Thanks to Derek for the link to the study.
How I stopped worrying and learned to love the bomb
Every time we’ve done something new in the past, one of the fears I’ve had is that we’ll be swept into the tornado of too much success at once.
Here’s the actual sound of that tornado: “pfffftt.” Or, maybe just the sound of crickets chirping.
It turns out that an overnight boom of success isn’t what we need to worry about – and originally, I felt like a loser because of it. Most business books talk about the exceptions – the runaway hits and the dramatic failures. And because I’ve never imagined our business being a failure, the obvious thing to shoot for was being a blockbuster.
Well, instead, we bombed…compared to the high expectations we set. With JobTracker, that meant just a handful of customers the first year, and modest growth over time. No feature opened the floodgates, no recommendation, ad, or key event fundamentally changed our business. But the reason I stopped worrying is that the small successes added up.
So, for skedsheet, I expect the same. It’d be really cool to be mentioned on TechCrunch, have a zillion people visit our site, start using a skedsheet and sharing it with everyone they know, and needing it enough to pay. But the reality is that most businesses aren’t the ones that you read about, but can still bring enough value that people are willing to pay for your product or service.

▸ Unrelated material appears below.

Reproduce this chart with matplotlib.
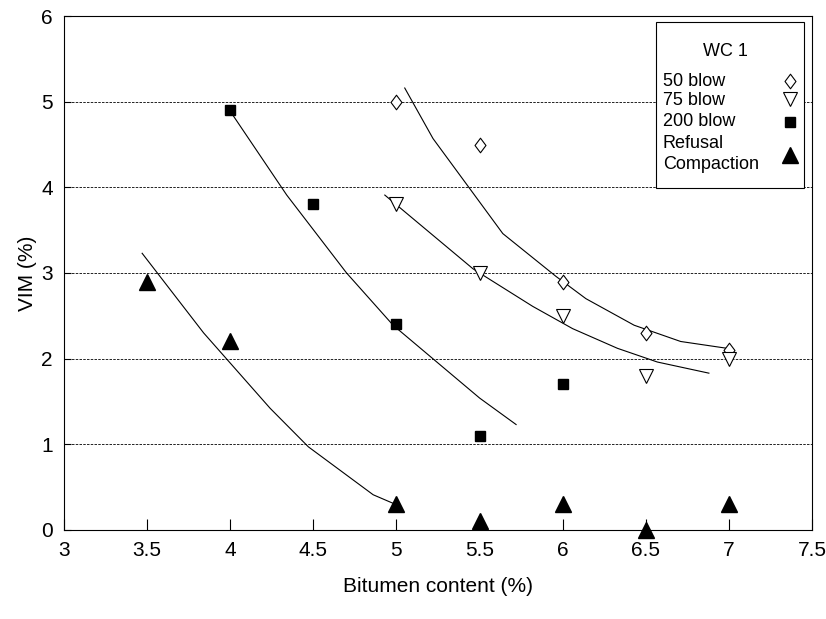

So, I’m not worried about hearing silence when we release our first version, because I know it’s just the first of hundreds of small steps toward another great addition to our business.
Which questions should I ask to find the value?
I spend way too much time thinking about our sales process, mostly because I keep trying to use my engineering experience and apply it to situations that rely on people – aka, situations that are pretty unpredictable.
For JobTracker, the way we try to sell is by having conversations about “specific indicators”, which are the problems that drive our customers to buy. If we were selling shovels, the questions would go something like:
Q: How are you digging holes in the ground now?
Q: What works about that? What doesn’t?
Q: Are your fingernails getting really dirty and you can’t stand the taste of mud anymore?
Q: Do you think you could dig an extra hole every week if you had a sharp blade with more leverage?
It looks like a few of the scenarios we already use apply to skedsheet. By definition (combine a spreadsheet and a calendar), we have a decent idea of the problems our leads are running into with the two tools they have today.
If it was a conversation – and it will be as I start interviewing folks to ferret out some new markets – my dream conversation would look something like this:
Q: How are you scheduling now?
A: I’m using a spreadsheet with all of the details, and transferring over some of it to outlook to move things around and share the calendar.
Q: What works about that?
A: I like having access to the information on the computer more than hunting through file folders and a whiteboard.
Q: What doesn’t?
A: Every time I need to change the schedule, I have to put the details on the spreadsheet and the dates in outlook.
Q: Keeping up with documentation in 2 places seems mistake-prone. Is that a problem for you?
A: Yes.
Q: What’s the $ impact every time you forget to update the date in one place?
A: One zillion dollars.
Q: How often would you say that you make mistakes because you need to remember to put the date in 2 places?…..
The important part about a conversation like this is having questions that uncover the pain (I need to update my schedule in 2 places) that we can actually solve. Then, if someone starts using skedsheet they’re happy because they’re solving a problem. Even better, we hope it’s a solution to a problem that they can quantify – either money or time is great.
And, we’re happy because someone’s getting value out of what we do… and if there’s value, they’ll be willing to pay.